O segundo caminho seguiria na contramão: caricaturalmente considerado mais conservador, brindaria a expectativa e o cumprimento de uma poesia que não se deixou contaminar pelos modismos do século 20 e início do século 21. Palmas, então, para esta escrita ainda zelosa das estruturas poemáticas, de uma rímica mais toante do que soante em seus versos de vigor musical e imagético, imunes do anedótico, do narrativo e, sobretudo, desobediente à ditadura da desobediência pela desobediência, implantada pelos que converteram a antinorma como norma e a antiforma como forma.
A terceira trilha de leitura compreenderia, na verdade, o abandono de qualquer caminho prévio, de qualquer modelo crítico prescritivo, de qualquer preconceito através do qual se teorizaria, com segurança (?), a favor ou contra, um trabalho.
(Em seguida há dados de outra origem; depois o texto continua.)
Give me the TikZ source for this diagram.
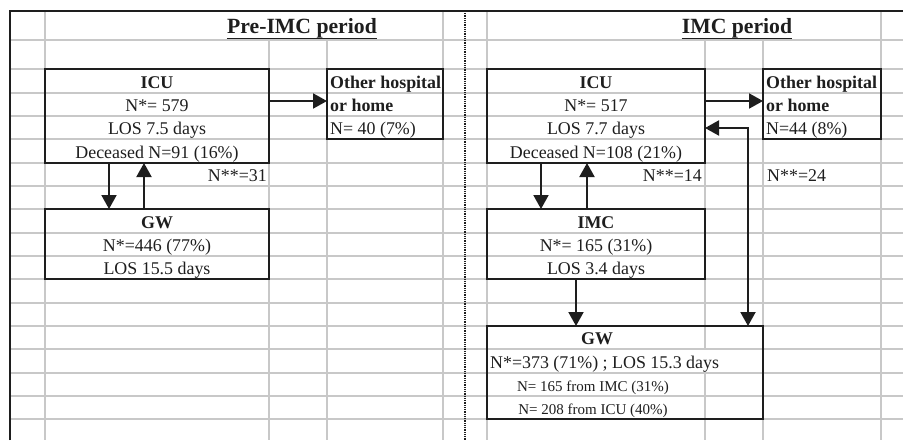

A legítima literatura nos obriga ao contrário: à renúncia do seguro para que soframos os abalos do literário, da poesia que nos deverá surpreender (e que é, por excelência, este surpreender) cada expectativa e perspectiva, arrastando-nos para fora de nossos lugares-comuns, de nossos mapas, bússolas e manuais, de maneira que o único caminho de leitura se trace jamais antes dela, mas em seu durante, posto que a arte é este (e aquele, o próximo, o vindouro) único (enquanto múltiplo) caminho, caminhada encaminhando-se.
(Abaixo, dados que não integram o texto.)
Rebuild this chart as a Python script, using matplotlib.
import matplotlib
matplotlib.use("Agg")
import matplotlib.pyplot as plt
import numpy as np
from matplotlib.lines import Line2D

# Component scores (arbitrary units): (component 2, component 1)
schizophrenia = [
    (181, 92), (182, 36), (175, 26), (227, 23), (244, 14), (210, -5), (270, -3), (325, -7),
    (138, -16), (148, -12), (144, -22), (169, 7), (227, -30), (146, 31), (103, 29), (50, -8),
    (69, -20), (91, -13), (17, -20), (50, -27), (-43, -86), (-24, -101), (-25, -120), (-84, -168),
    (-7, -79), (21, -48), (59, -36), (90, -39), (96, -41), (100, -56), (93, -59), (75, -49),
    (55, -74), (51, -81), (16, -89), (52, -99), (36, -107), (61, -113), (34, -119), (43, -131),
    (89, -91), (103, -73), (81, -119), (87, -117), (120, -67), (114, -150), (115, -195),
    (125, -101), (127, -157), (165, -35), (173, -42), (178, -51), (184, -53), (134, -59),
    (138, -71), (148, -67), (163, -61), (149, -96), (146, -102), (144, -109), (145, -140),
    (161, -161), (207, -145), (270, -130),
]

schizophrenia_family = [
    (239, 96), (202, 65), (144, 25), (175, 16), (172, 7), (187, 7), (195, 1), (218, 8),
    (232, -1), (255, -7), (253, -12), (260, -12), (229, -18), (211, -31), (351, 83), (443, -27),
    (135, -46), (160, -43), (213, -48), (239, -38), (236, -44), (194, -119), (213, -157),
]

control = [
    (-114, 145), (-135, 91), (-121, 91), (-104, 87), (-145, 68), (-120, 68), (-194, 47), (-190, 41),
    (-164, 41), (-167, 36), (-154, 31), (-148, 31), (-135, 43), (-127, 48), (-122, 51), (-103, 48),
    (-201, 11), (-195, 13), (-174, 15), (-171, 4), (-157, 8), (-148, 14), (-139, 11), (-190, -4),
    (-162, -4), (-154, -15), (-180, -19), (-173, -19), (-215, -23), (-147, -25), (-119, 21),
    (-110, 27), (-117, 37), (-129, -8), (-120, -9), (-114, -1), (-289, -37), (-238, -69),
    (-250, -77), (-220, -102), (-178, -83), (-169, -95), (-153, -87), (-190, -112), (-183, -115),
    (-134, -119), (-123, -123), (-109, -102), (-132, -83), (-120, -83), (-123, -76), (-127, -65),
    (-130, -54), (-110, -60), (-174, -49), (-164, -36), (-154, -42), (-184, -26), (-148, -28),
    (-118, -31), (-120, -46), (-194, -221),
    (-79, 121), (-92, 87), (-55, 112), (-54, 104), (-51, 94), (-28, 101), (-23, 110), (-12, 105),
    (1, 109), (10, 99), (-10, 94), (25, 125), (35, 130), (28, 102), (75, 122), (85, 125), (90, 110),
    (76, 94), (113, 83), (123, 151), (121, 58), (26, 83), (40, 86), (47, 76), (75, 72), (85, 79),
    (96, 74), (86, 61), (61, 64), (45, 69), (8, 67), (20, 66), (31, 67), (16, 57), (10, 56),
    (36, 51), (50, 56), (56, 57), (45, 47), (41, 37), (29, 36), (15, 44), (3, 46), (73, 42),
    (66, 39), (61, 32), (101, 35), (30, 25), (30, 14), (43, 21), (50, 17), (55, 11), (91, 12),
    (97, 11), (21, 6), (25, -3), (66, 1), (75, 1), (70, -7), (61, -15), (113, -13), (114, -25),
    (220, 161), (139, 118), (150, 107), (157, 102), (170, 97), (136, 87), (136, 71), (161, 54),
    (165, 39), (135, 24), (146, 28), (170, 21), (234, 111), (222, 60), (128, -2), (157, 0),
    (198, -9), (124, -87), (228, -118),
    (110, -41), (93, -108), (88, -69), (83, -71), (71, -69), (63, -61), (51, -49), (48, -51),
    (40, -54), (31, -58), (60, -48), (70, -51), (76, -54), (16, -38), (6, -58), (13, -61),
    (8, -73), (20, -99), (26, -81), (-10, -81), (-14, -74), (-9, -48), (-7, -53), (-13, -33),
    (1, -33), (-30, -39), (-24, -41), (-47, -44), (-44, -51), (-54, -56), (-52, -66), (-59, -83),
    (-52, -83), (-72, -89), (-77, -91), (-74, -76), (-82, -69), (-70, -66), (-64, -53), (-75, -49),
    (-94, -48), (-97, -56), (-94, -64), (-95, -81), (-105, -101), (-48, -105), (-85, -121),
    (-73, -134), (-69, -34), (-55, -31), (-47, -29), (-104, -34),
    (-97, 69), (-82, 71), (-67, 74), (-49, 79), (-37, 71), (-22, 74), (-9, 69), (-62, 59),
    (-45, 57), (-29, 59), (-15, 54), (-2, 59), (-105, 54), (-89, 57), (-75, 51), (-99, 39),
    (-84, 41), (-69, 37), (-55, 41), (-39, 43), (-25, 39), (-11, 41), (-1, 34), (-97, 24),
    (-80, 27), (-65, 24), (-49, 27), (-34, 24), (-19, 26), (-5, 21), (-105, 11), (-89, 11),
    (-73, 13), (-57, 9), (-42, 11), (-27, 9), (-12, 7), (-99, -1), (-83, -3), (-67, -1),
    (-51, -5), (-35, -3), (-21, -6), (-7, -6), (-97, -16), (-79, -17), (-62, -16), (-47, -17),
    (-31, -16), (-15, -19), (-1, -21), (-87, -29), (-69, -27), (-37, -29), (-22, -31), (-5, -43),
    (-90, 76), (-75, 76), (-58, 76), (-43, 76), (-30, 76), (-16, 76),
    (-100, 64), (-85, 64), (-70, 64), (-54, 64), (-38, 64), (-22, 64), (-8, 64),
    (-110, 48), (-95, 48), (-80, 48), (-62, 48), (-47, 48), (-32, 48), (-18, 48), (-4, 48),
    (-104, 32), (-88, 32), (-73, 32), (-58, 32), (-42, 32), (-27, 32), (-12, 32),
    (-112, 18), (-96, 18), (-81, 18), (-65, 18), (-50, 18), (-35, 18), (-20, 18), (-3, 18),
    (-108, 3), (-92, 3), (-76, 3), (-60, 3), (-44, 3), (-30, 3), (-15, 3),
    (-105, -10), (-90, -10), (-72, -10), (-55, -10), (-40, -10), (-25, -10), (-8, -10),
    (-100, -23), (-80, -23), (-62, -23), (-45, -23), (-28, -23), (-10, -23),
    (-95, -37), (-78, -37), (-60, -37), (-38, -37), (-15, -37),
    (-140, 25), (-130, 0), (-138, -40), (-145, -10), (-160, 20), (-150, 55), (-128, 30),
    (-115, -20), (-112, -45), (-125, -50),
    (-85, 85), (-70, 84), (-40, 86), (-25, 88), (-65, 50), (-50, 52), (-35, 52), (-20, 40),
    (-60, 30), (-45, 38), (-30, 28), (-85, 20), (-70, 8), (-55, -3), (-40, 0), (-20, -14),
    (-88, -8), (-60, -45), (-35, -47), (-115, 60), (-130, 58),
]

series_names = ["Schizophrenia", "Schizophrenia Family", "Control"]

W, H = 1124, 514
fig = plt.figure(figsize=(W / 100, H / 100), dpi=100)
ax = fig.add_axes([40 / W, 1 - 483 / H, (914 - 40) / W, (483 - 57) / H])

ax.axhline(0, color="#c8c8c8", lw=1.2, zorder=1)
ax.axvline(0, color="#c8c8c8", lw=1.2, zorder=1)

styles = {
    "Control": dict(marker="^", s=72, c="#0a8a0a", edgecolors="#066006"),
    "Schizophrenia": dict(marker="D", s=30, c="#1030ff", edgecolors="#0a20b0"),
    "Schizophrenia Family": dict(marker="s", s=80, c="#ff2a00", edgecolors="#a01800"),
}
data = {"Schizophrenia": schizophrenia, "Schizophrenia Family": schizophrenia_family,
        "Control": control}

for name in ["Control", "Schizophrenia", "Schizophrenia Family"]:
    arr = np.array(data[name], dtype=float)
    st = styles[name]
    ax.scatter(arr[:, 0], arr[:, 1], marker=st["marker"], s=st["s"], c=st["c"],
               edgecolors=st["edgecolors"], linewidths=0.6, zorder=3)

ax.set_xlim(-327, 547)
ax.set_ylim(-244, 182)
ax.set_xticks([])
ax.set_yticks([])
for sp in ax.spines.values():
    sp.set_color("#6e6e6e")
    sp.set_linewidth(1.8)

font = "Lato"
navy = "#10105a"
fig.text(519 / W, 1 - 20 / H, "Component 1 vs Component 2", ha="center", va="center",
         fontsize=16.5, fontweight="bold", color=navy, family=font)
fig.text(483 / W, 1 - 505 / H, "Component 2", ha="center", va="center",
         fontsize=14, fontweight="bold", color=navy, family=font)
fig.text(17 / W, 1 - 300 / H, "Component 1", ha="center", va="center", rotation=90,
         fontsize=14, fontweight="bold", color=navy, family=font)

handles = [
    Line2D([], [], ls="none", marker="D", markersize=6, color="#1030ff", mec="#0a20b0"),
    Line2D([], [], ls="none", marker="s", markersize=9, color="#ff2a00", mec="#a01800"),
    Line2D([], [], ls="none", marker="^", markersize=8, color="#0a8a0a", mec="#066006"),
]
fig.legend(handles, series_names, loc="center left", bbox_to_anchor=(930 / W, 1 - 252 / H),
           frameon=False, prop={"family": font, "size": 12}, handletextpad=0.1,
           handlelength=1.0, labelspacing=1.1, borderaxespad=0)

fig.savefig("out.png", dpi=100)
Assim podemos ser pegos pelas “vias sem nome” de Lampadário: pensando-nos soberbos e responsáveis por essa iluminação, é ela que antes, durante, depois, soberbamente se nos acende na instância de um encontro que, para além das épocas e tendências, só tende a ser ele mesmo: este irrepetível encontro, a época que imediata e particularmente nasce no segundo em que nos colocamos a sós com a palavra e o pensamento. Pelo “som do escuro”, pelo “sono da pedra fria”, pela “arquitetura de vultos”, faz-se “dicionário de língua bela” este livro não porque poetize (comemore) a morte (“Se bem apreendo o mundo,/ A morte não é poesia”), se é vida o que se espera quando depois que o misterioso morrer (não?) acontece. Se é a vida, eternamente, sem “ausências extraviadas”, o que se espera após a morte do humano e do inumano, do pai, do amigo ou de um simples gato, “a anunciar o éden dos felinos”. Apenas uma morte dentro da vida, em nome da vida, pode convocar uma vida dentro da morte, negando-a e garantindo que Denise Emmer bem apre(e)nda o mundo.